Legal Considerations For Employers
While the core goal is a healthy workplace, employers also carry legal duties. Laws related to harassment, discrimination, and workplace safety create a baseline for what must be done. Some regions require specific training modules, reporting structures, or documentation.
For example, organizations with staff in California often provide a Sexual Harassment in California training course as part of their compliance program.
Rather than treating this as a checkbox, smart employers use it as part of a broader strategy that covers abuse, bullying, and respectful conduct in all forms.
Any time your organization updates policies or expands into new states or countries, review relevant employment laws and align your internal practices.
Clear documentation of complaints, investigations, and decisions can protect both employees and the organization.
Measuring Progress And Keeping Momentum
Prevention is not a one-time project. It is an ongoing commitment that needs regular attention. To see whether your efforts are working, track:
- Employee survey results on psychological safety and respect
- Volume and nature of reported concerns (both complaints and questions)
- Resolution times for cases
- Turnover rates in specific teams or departments
- Participation in training and follow-up feedback
Share trends with senior leadership and, in a high-level way, with employees. For example, you might say, “Over the past year, we received more reports through our hotline and resolved cases faster. We are continuing to strengthen manager training and support.”
The message is simple: prevention is not about perfection. It is about responding honestly, learning from missteps, and keeping employee safety part of everyday conversation, not just annual reviews.
Bringing It All Together For Safer Workplaces
Preventing abuse at work is not only about avoiding lawsuits. It is about the kind of organization you want to run.
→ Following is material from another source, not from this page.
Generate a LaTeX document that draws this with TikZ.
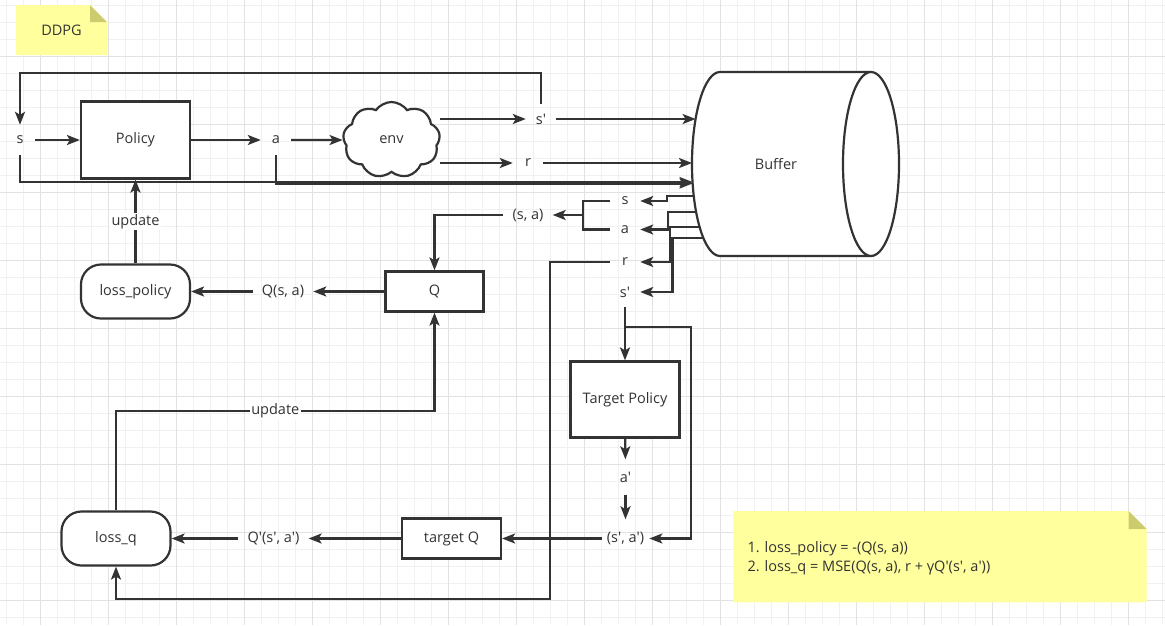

When people trust that they will be treated with respect, that problems will be taken seriously, and that no one is above the rules, everything else becomes easier: performance conversations, innovation, even tough restructures.
Leaders set the tone by how they respond when something goes wrong. A clear policy, practical training, fair investigations, and open communication send a powerful signal: this is a place where people can do their best work without fear of humiliation or revenge.
That is the real heart of Prevention of Workplace Abuse.